Exercise instructions: Can you write out all the lines word for word, with no pictures?

Provided material:
>> begin

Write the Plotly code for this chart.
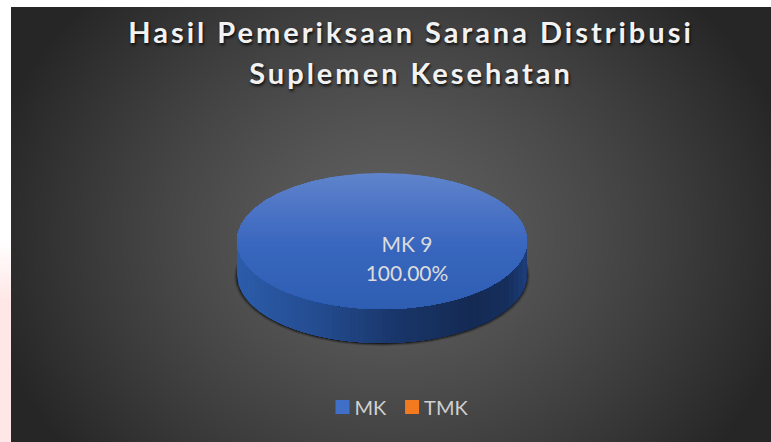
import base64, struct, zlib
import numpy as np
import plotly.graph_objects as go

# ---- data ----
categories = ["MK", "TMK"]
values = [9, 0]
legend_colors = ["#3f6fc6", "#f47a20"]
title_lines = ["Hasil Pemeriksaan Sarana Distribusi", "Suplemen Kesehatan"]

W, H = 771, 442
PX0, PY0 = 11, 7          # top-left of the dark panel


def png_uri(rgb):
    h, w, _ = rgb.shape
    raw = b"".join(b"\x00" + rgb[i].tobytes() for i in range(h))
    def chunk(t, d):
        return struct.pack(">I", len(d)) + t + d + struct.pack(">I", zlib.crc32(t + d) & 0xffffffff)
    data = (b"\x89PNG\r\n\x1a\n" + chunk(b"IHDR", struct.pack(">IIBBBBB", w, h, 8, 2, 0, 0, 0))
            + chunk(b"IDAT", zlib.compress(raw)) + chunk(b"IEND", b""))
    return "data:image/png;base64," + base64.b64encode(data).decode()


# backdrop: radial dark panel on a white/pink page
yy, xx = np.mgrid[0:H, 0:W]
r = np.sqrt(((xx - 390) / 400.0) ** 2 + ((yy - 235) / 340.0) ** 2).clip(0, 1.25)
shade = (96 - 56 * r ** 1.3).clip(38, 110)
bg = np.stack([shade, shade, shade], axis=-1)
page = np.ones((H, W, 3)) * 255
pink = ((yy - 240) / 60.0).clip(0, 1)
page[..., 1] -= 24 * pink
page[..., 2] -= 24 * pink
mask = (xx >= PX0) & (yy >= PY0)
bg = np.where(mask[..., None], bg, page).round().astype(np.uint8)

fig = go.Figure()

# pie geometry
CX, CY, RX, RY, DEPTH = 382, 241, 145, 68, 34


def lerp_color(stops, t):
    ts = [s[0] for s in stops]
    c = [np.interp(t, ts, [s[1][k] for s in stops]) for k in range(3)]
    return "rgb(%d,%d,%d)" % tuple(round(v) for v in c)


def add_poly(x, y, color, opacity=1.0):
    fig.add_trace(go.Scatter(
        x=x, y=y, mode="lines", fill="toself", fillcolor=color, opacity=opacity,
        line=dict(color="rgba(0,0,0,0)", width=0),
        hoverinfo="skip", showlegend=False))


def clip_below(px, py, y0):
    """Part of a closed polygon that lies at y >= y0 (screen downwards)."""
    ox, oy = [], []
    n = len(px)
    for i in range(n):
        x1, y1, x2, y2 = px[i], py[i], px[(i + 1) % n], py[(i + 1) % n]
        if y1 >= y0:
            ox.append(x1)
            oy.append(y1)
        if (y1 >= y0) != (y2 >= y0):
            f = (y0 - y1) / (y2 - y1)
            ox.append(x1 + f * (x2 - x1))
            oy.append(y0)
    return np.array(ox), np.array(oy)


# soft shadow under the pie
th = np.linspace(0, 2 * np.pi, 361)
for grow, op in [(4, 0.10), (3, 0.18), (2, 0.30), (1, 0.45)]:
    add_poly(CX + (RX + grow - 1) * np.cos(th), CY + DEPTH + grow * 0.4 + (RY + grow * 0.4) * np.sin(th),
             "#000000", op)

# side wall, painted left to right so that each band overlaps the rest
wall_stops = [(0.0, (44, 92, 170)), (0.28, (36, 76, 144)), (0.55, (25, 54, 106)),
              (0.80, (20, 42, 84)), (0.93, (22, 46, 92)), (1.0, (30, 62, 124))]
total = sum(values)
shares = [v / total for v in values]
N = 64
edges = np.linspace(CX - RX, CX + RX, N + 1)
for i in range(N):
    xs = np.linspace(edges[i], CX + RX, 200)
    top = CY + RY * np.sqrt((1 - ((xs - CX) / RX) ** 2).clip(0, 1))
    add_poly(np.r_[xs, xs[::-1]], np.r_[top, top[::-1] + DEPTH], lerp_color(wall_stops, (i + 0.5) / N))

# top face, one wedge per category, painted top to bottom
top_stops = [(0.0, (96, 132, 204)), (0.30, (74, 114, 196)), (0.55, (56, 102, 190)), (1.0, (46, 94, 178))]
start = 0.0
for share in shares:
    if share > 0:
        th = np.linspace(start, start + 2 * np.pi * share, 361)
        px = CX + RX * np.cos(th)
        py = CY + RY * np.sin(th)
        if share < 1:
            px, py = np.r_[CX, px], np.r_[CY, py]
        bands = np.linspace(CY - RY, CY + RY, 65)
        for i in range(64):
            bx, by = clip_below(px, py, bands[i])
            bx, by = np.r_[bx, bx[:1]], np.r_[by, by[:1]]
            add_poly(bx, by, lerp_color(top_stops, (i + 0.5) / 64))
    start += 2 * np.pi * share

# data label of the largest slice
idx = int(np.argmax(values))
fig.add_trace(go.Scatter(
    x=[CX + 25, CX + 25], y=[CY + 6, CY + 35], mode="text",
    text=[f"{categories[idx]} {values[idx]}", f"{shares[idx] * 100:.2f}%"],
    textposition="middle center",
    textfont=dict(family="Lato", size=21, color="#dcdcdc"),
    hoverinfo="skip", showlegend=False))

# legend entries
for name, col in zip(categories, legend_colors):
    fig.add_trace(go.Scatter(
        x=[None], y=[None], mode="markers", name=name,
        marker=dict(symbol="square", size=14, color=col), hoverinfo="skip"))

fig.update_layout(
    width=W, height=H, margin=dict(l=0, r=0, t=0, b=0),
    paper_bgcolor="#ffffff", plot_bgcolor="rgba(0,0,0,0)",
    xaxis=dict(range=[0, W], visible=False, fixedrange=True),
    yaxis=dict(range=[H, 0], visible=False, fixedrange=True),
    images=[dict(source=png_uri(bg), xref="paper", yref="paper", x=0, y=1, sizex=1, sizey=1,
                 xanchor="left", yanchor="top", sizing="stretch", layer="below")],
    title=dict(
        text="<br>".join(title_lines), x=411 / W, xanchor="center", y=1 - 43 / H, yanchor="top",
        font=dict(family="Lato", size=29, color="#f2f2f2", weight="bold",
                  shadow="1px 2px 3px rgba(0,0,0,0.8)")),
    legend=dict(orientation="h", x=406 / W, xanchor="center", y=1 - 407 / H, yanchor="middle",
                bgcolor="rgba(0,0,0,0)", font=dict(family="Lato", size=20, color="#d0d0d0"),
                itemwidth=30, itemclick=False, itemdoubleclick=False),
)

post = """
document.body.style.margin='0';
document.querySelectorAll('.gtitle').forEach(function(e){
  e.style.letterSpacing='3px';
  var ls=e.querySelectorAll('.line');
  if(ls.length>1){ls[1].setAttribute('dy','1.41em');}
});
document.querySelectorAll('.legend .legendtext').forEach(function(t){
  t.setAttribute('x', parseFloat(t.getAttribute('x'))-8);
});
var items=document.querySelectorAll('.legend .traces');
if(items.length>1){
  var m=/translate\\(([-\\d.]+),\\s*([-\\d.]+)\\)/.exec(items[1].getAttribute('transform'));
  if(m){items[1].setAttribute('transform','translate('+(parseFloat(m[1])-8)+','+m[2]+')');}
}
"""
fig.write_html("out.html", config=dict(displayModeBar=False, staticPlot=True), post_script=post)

>> end

Solution to this task:
Write the Plotly code for this chart.
import base64, struct, zlib
import numpy as np
import plotly.graph_objects as go

# ---- data ----
categories = ["MK", "TMK"]
values = [9, 0]
legend_colors = ["#3f6fc6", "#f47a20"]
title_lines = ["Hasil Pemeriksaan Sarana Distribusi", "Suplemen Kesehatan"]

W, H = 771, 442
PX0, PY0 = 11, 7          # top-left of the dark panel


def png_uri(rgb):
    h, w, _ = rgb.shape
    raw = b"".join(b"\x00" + rgb[i].tobytes() for i in range(h))
    def chunk(t, d):
        return struct.pack(">I", len(d)) + t + d + struct.pack(">I", zlib.crc32(t + d) & 0xffffffff)
    data = (b"\x89PNG\r\n\x1a\n" + chunk(b"IHDR", struct.pack(">IIBBBBB", w, h, 8, 2, 0, 0, 0))
            + chunk(b"IDAT", zlib.compress(raw)) + chunk(b"IEND", b""))
    return "data:image/png;base64," + base64.b64encode(data).decode()


# backdrop: radial dark panel on a white/pink page
yy, xx = np.mgrid[0:H, 0:W]
r = np.sqrt(((xx - 390) / 400.0) ** 2 + ((yy - 235) / 340.0) ** 2).clip(0, 1.25)
shade = (96 - 56 * r ** 1.3).clip(38, 110)
bg = np.stack([shade, shade, shade], axis=-1)
page = np.ones((H, W, 3)) * 255
pink = ((yy - 240) / 60.0).clip(0, 1)
page[..., 1] -= 24 * pink
page[..., 2] -= 24 * pink
mask = (xx >= PX0) & (yy >= PY0)
bg = np.where(mask[..., None], bg, page).round().astype(np.uint8)

fig = go.Figure()

# pie geometry
CX, CY, RX, RY, DEPTH = 382, 241, 145, 68, 34


def lerp_color(stops, t):
    ts = [s[0] for s in stops]
    c = [np.interp(t, ts, [s[1][k] for s in stops]) for k in range(3)]
    return "rgb(%d,%d,%d)" % tuple(round(v) for v in c)


def add_poly(x, y, color, opacity=1.0):
    fig.add_trace(go.Scatter(
        x=x, y=y, mode="lines", fill="toself", fillcolor=color, opacity=opacity,
        line=dict(color="rgba(0,0,0,0)", width=0),
        hoverinfo="skip", showlegend=False))


def clip_below(px, py, y0):
    """Part of a closed polygon that lies at y >= y0 (screen downwards)."""
    ox, oy = [], []
    n = len(px)
    for i in range(n):
        x1, y1, x2, y2 = px[i], py[i], px[(i + 1) % n], py[(i + 1) % n]
        if y1 >= y0:
            ox.append(x1)
            oy.append(y1)
        if (y1 >= y0) != (y2 >= y0):
            f = (y0 - y1) / (y2 - y1)
            ox.append(x1 + f * (x2 - x1))
            oy.append(y0)
    return np.array(ox), np.array(oy)


# soft shadow under the pie
th = np.linspace(0, 2 * np.pi, 361)
for grow, op in [(4, 0.10), (3, 0.18), (2, 0.30), (1, 0.45)]:
    add_poly(CX + (RX + grow - 1) * np.cos(th), CY + DEPTH + grow * 0.4 + (RY + grow * 0.4) * np.sin(th),
             "#000000", op)

# side wall, painted left to right so that each band overlaps the rest
wall_stops = [(0.0, (44, 92, 170)), (0.28, (36, 76, 144)), (0.55, (25, 54, 106)),
              (0.80, (20, 42, 84)), (0.93, (22, 46, 92)), (1.0, (30, 62, 124))]
total = sum(values)
shares = [v / total for v in values]
N = 64
edges = np.linspace(CX - RX, CX + RX, N + 1)
for i in range(N):
    xs = np.linspace(edges[i], CX + RX, 200)
    top = CY + RY * np.sqrt((1 - ((xs - CX) / RX) ** 2).clip(0, 1))
    add_poly(np.r_[xs, xs[::-1]], np.r_[top, top[::-1] + DEPTH], lerp_color(wall_stops, (i + 0.5) / N))

# top face, one wedge per category, painted top to bottom
top_stops = [(0.0, (96, 132, 204)), (0.30, (74, 114, 196)), (0.55, (56, 102, 190)), (1.0, (46, 94, 178))]
start = 0.0
for share in shares:
    if share > 0:
        th = np.linspace(start, start + 2 * np.pi * share, 361)
        px = CX + RX * np.cos(th)
        py = CY + RY * np.sin(th)
        if share < 1:
            px, py = np.r_[CX, px], np.r_[CY, py]
        bands = np.linspace(CY - RY, CY + RY, 65)
        for i in range(64):
            bx, by = clip_below(px, py, bands[i])
            bx, by = np.r_[bx, bx[:1]], np.r_[by, by[:1]]
            add_poly(bx, by, lerp_color(top_stops, (i + 0.5) / 64))
    start += 2 * np.pi * share

# data label of the largest slice
idx = int(np.argmax(values))
fig.add_trace(go.Scatter(
    x=[CX + 25, CX + 25], y=[CY + 6, CY + 35], mode="text",
    text=[f"{categories[idx]} {values[idx]}", f"{shares[idx] * 100:.2f}%"],
    textposition="middle center",
    textfont=dict(family="Lato", size=21, color="#dcdcdc"),
    hoverinfo="skip", showlegend=False))

# legend entries
for name, col in zip(categories, legend_colors):
    fig.add_trace(go.Scatter(
        x=[None], y=[None], mode="markers", name=name,
        marker=dict(symbol="square", size=14, color=col), hoverinfo="skip"))

fig.update_layout(
    width=W, height=H, margin=dict(l=0, r=0, t=0, b=0),
    paper_bgcolor="#ffffff", plot_bgcolor="rgba(0,0,0,0)",
    xaxis=dict(range=[0, W], visible=False, fixedrange=True),
    yaxis=dict(range=[H, 0], visible=False, fixedrange=True),
    images=[dict(source=png_uri(bg), xref="paper", yref="paper", x=0, y=1, sizex=1, sizey=1,
                 xanchor="left", yanchor="top", sizing="stretch", layer="below")],
    title=dict(
        text="<br>".join(title_lines), x=411 / W, xanchor="center", y=1 - 43 / H, yanchor="top",
        font=dict(family="Lato", size=29, color="#f2f2f2", weight="bold",
                  shadow="1px 2px 3px rgba(0,0,0,0.8)")),
    legend=dict(orientation="h", x=406 / W, xanchor="center", y=1 - 407 / H, yanchor="middle",
                bgcolor="rgba(0,0,0,0)", font=dict(family="Lato", size=20, color="#d0d0d0"),
                itemwidth=30, itemclick=False, itemdoubleclick=False),
)

post = """
document.body.style.margin='0';
document.querySelectorAll('.gtitle').forEach(function(e){
  e.style.letterSpacing='3px';
  var ls=e.querySelectorAll('.line');
  if(ls.length>1){ls[1].setAttribute('dy','1.41em');}
});
document.querySelectorAll('.legend .legendtext').forEach(function(t){
  t.setAttribute('x', parseFloat(t.getAttribute('x'))-8);
});
var items=document.querySelectorAll('.legend .traces');
if(items.length>1){
  var m=/translate\\(([-\\d.]+),\\s*([-\\d.]+)\\)/.exec(items[1].getAttribute('transform'));
  if(m){items[1].setAttribute('transform','translate('+(parseFloat(m[1])-8)+','+m[2]+')');}
}
"""
fig.write_html("out.html", config=dict(displayModeBar=False, staticPlot=True), post_script=post)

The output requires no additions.